Watch out for these easily overlooked pet health issues

For Howard Magazine
Roundworms, heartworm, high blood pressure, oh my! Watch out for these health issues in your pet.

We’ve covered some of the important pet health maintenance issues most likely to be overlooked or undervalued by well-meaning owners: dental health and weight management. This time, we’ll examine intestinal parasites, feline heartworm disease and hypertension.

Worms, worms, worms

Roundworms, tapeworms, hookworms and whipworms are not an appetizing subject, but they are common ailments that can make dogs and cats quite sick. They may even be fatal, especially for puppies and kittens, older pets or those weakened by other illnesses. The best way to detect the presence of parasites is a stool sample lab test, which is typically part of a pet’s annual checkup. Yet some pet owners forget to bring a fresh stool sample.

This lab test plays a crucial part in keeping our cats and dogs healthy, since common symptoms of parasite infestation (diarrhea, weight loss, dry hair and general poor appearance and vomiting) may resemble those of other illnesses. Some parasites don’t cause any noticeable symptoms at all; some worm eggs or larvae may remain dormant in an animal’s body and activate only in times of stress. Roundworms and hookworms may be inactive until late stages of pregnancy when they revive and infest the unborn puppies and kittens.

Cats allowed outside without supervision are especially prone to worms since they love to hunt and eat parasite-carrying rodents, and they are routinely exposed to places where other animals defecate. Cats with fleas are also more likely to get tapeworms and, if they don’t get regular preventive health care, are at generally higher risk for internal parasites. Preventive measures for cats include keeping them indoors to minimize exposure to parasite sources; keeping your pets, home and yard flea-free; and wearing gloves and/or washing hands thoroughly tending litter boxes, which should be cleaned and have litter changed often.

If parasites are detected and identified, your veterinarian will prescribe a deworming product to best targets the particular parasite.
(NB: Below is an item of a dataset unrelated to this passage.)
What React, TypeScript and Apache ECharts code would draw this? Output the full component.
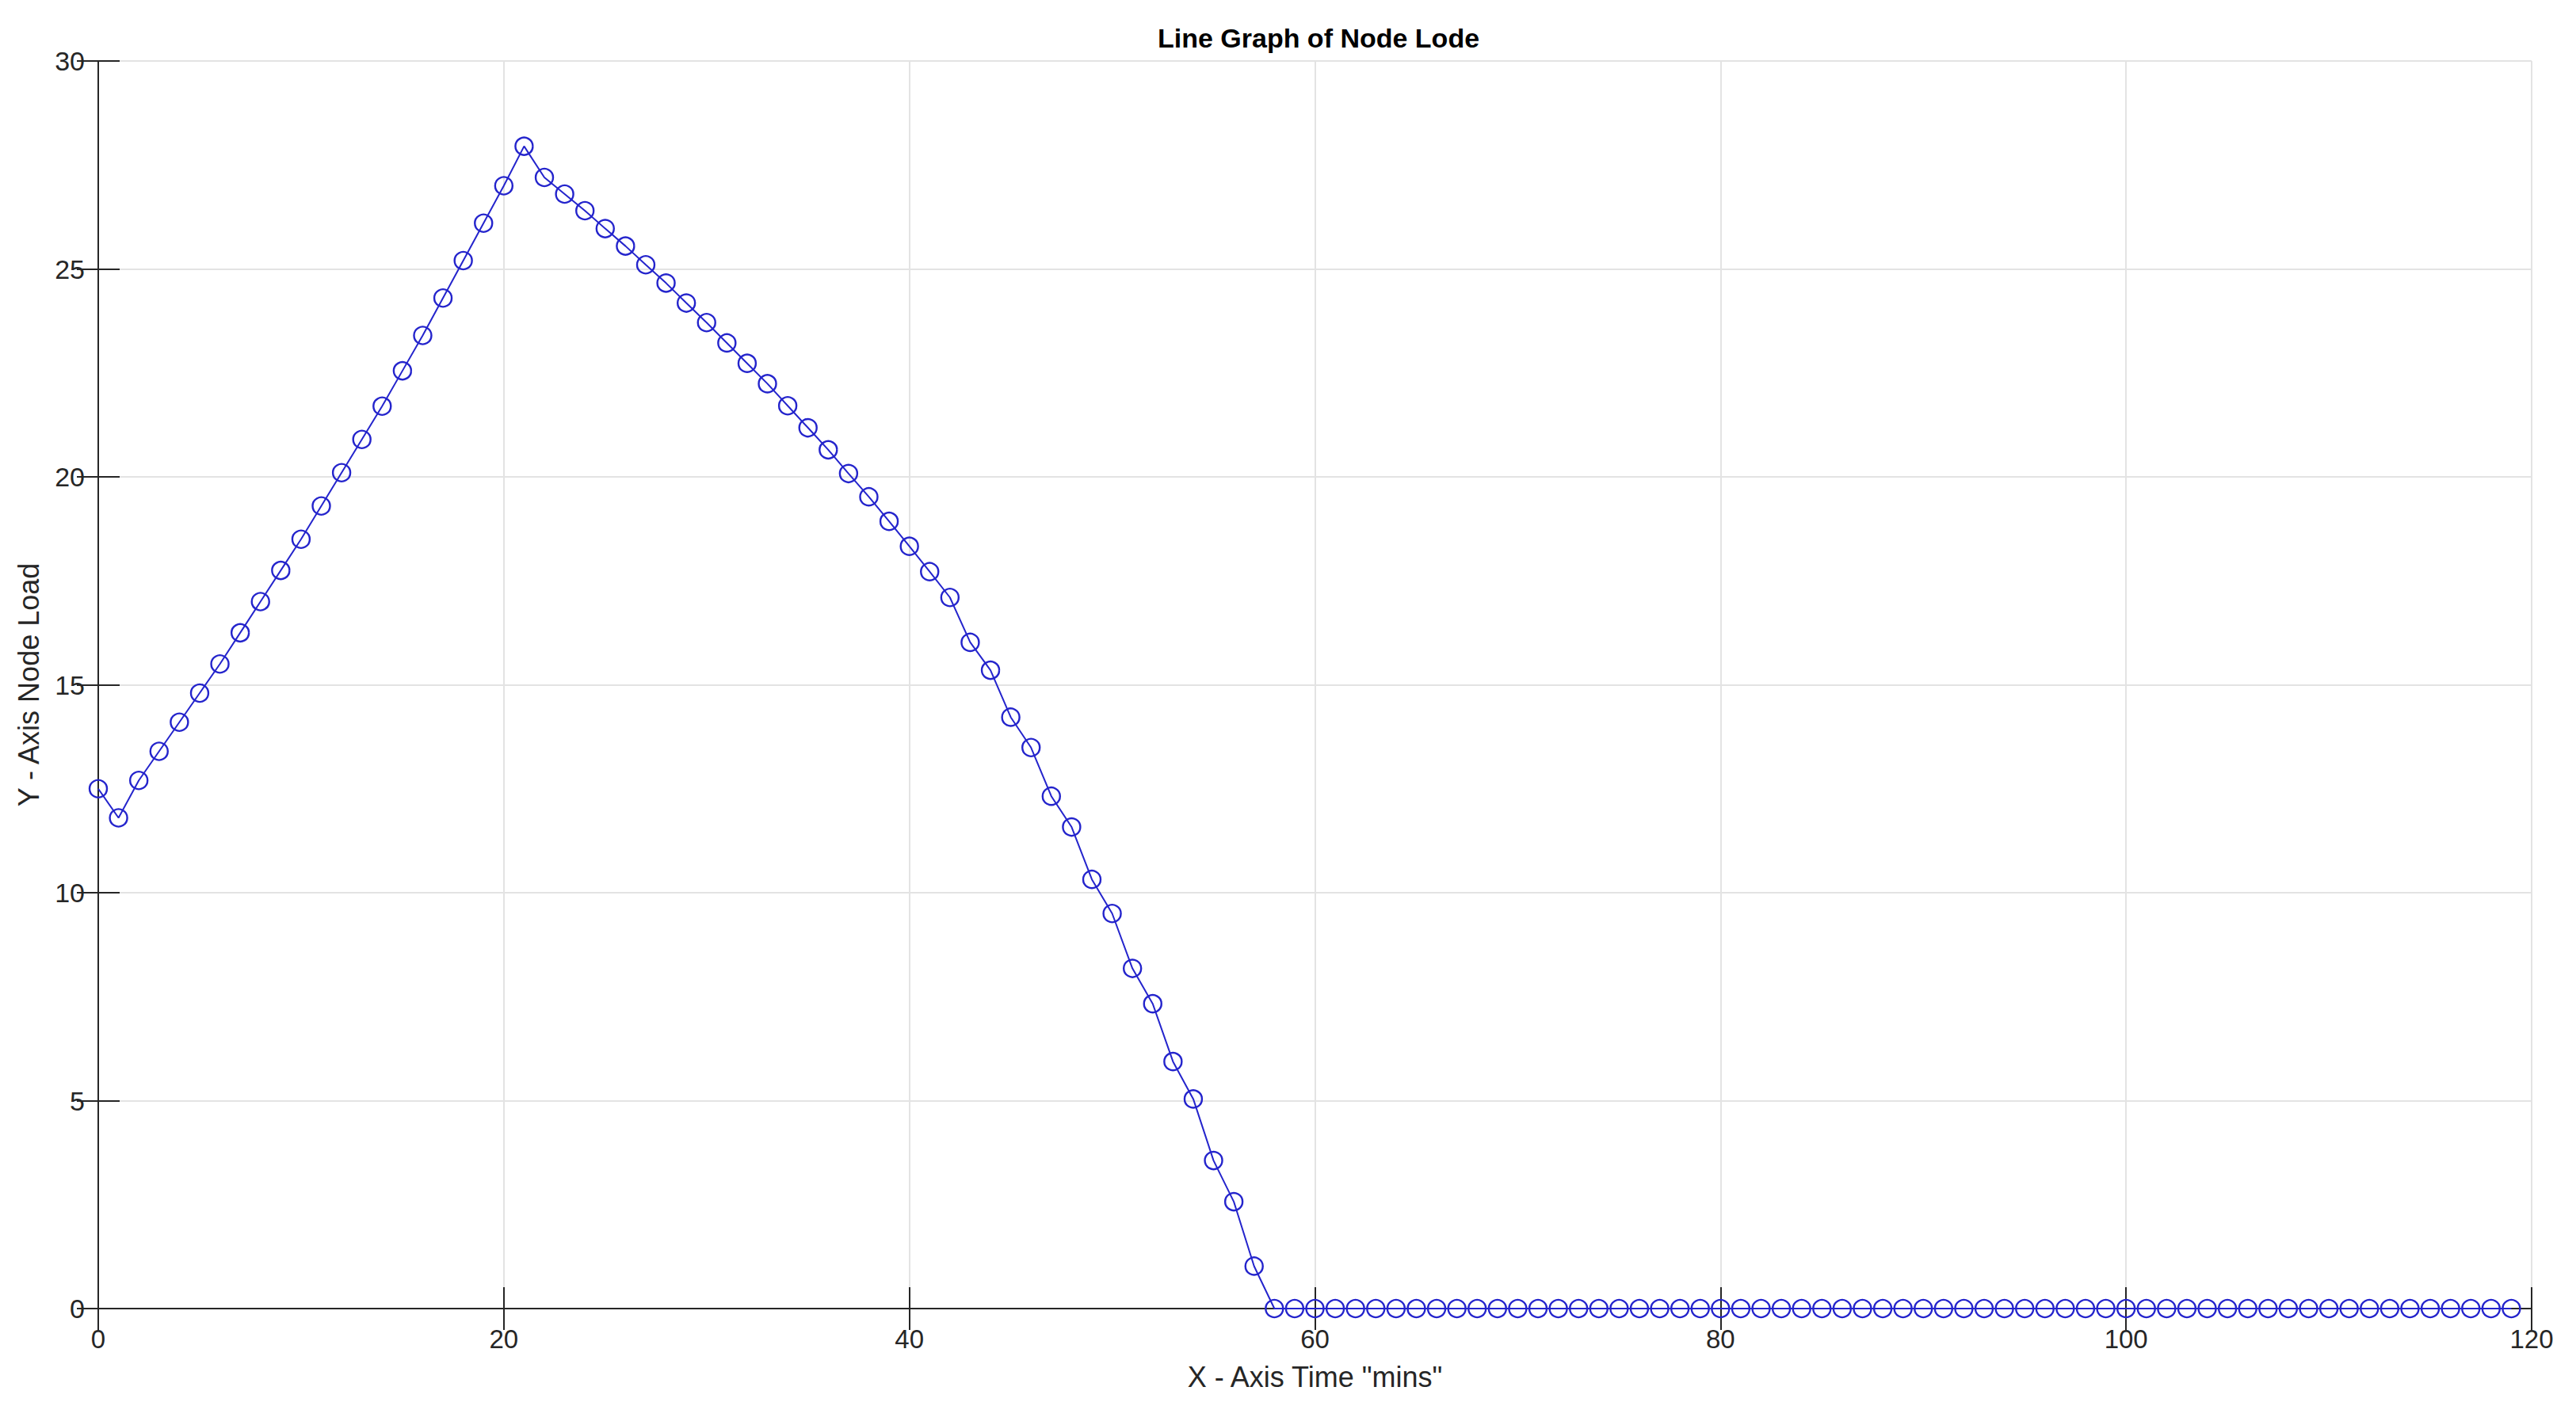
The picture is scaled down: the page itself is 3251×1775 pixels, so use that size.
import React, { useEffect, useRef } from "react";
import * as echarts from "echarts";

const titleText = "Line Graph of Node Lode";
const xAxisName = 'X - Axis Time "mins"';
const yAxisName = "Y - Axis Node Load";

// Node load per minute (minute = index, 0..119)
const nodeLoad: number[] = [
  12.5, 11.8, 12.7, 13.4, 14.1, 14.8, 15.5, 16.25, 17.0, 17.75,
  18.5, 19.3, 20.1, 20.9, 21.7, 22.55, 23.4, 24.3, 25.2, 26.1,
  27.0, 27.95, 27.2, 26.8, 26.4, 25.97, 25.55, 25.1, 24.66, 24.18,
  23.71, 23.22, 22.73, 22.24, 21.71, 21.18, 20.65, 20.08, 19.52, 18.93,
  18.33, 17.72, 17.1, 16.02, 15.35, 14.22, 13.49, 12.32, 11.58, 10.32,
  9.5, 8.18, 7.33, 5.94, 5.04, 3.56, 2.57, 1.02, 0, 0,
  0, 0, 0, 0, 0, 0, 0, 0, 0, 0,
  0, 0, 0, 0, 0, 0, 0, 0, 0, 0,
  0, 0, 0, 0, 0, 0, 0, 0, 0, 0,
  0, 0, 0, 0, 0, 0, 0, 0, 0, 0,
  0, 0, 0, 0, 0, 0, 0, 0, 0, 0,
  0, 0, 0, 0, 0, 0, 0, 0, 0, 0,
];

const xTicks = { min: 0, max: 120, interval: 20 };
const yTicks = { min: 0, max: 30, interval: 5 };

export default function App() {
  const ref = useRef<HTMLDivElement>(null);

  useEffect(() => {
    document.body.style.margin = "0";
    if (!ref.current) return;
    const chart = echarts.init(ref.current, undefined, { renderer: "svg" });
    const axisColor = "#262626";
    const font = "Liberation Sans";
    const blue = "#2424cc";

    const commonLine = { show: true, lineStyle: { color: axisColor, width: 2 } };
    const tick = { show: true, inside: true, length: 27, lineStyle: { color: axisColor, width: 2 } };

    chart.setOption({
      animation: false,
      backgroundColor: "#ffffff",
      title: {
        text: titleText,
        left: 1659,
        top: 26,
        textAlign: "center",
        textStyle: { fontFamily: font, fontWeight: "bold", fontSize: 34, color: "#000000" },
      },
      grid: { left: 124, right: 56, top: 77, bottom: 123, containLabel: false },
      xAxis: [
        {
          type: "value",
          position: "bottom",
          min: xTicks.min,
          max: xTicks.max,
          interval: xTicks.interval,
          name: xAxisName,
          nameLocation: "middle",
          nameGap: 68,
          nameTextStyle: { fontFamily: font, fontSize: 36, color: axisColor },
          axisLine: commonLine,
          axisTick: tick,
          axisLabel: { fontFamily: font, fontSize: 33, color: axisColor, margin: 22 },
          splitLine: { show: true, lineStyle: { color: "#e3e3e3", width: 2 } },
        },
        {
          type: "value",
          position: "top",
          min: xTicks.min,
          max: xTicks.max,
          interval: xTicks.interval,
          axisLine: commonLine,
          axisTick: tick,
          axisLabel: { show: false },
          splitLine: { show: false },
        },
      ],
      yAxis: [
        {
          type: "value",
          position: "left",
          min: yTicks.min,
          max: yTicks.max,
          interval: yTicks.interval,
          name: yAxisName,
          nameLocation: "middle",
          nameGap: 70,
          nameTextStyle: { fontFamily: font, fontSize: 36, color: axisColor },
          axisLine: commonLine,
          axisTick: tick,
          axisLabel: { fontFamily: font, fontSize: 34, color: axisColor, margin: 17 },
          splitLine: { show: true, lineStyle: { color: "#e3e3e3", width: 2 } },
        },
        {
          type: "value",
          position: "right",
          min: yTicks.min,
          max: yTicks.max,
          interval: yTicks.interval,
          axisLine: commonLine,
          axisTick: tick,
          axisLabel: { show: false },
          splitLine: { show: false },
        },
      ],
      series: [
        {
          type: "line",
          xAxisIndex: 0,
          yAxisIndex: 0,
          data: nodeLoad.map((v, i) => [i, v]),
          symbol: "circle",
          symbolSize: 22,
          showAllSymbol: true,
          clip: false,
          lineStyle: { color: blue, width: 2 },
          itemStyle: { color: "rgba(0,0,0,0)", borderColor: blue, borderWidth: 2.4 },
          z: 5,
        },
      ],
    });
    return () => chart.dispose();
  }, []);

  return <div ref={ref} style={{ width: 3251, height: 1775 }} />;
}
We suggest avoiding over-the-counter dewormers, which may not be as effective. Never use dewormer without a vet’s supervision; pets with persistent cases should be checked more frequently and may need year-round maintenance treatment. While it’s not possible to totally prevent intestinal parasites, we recommend that dog owners clean up solid waste immediately and cat owners clean out litter boxes often. If you take your pup to a dog park, where it’s easy for parasites to be spread, it’s extra important to have your dog checked more often by your vet.

In addition, under certain conditions intestinal parasites can be spread from pets to their humans, with kids most at risk if they play in spots where dog, cat or raccoon feces may be present, such as in a sandbox. Your veterinarian can suggest preventive sanitary measures to limit this risk.

Achy-breaky heartworm

While heartworm, a parasitic roundworm, may be more commonly associated with dogs, cats should also be tested annually and given regular preventive treatment. Outdoor cats are twice as likely to get heartworm disease as indoor cats — but indoor living status is no guaranteed protection, since heartworm larvae are spread by mosquito bites, and mosquitoes don’t always stay outside. Feline heartworm symptoms may include coughing, labored raspy breathing and vomiting; a complete examination sometimes reveals a heart murmur or irregular heartbeat.

As in humans, high blood pressure (hypertension) can affect and damage the heart, kidneys, eyes and nervous system. In early stages, hypertension may have no symptoms at all, or only mild ones. As it progresses, symptoms in cats and dogs may include seizures, disorientation, eye hemorrhages, blindness, blood in the urine, bleeding from the nose, swollen or shrunken kidneys, heart murmurs and weakness on one side of the body or in the legs.

(Blood) pressure’s on

While hypertension causes may be difficult to pinpoint, veterinarians measure blood pressure with a small version of the inflatable cuff humans use, placed on a cat’s paw or tail (though it’s not always easy to get cats to remain still long enough to get an accurate reading). Five to seven measurements, factoring in an animal’s stress level, usually give us accurate enough readings for diagnosis.

As for treatment, we try to deal with the underlying cause, if one can be identified. If not, then lifelong medication (either calcium channel blocker or beta-blocker) can keep hypertension under control, along with possible dietary changes including low-sodium food.

Your veterinarian can answer all your questions and provide more detailed information on any of these important things you can do to maintain your pet’s optimum health.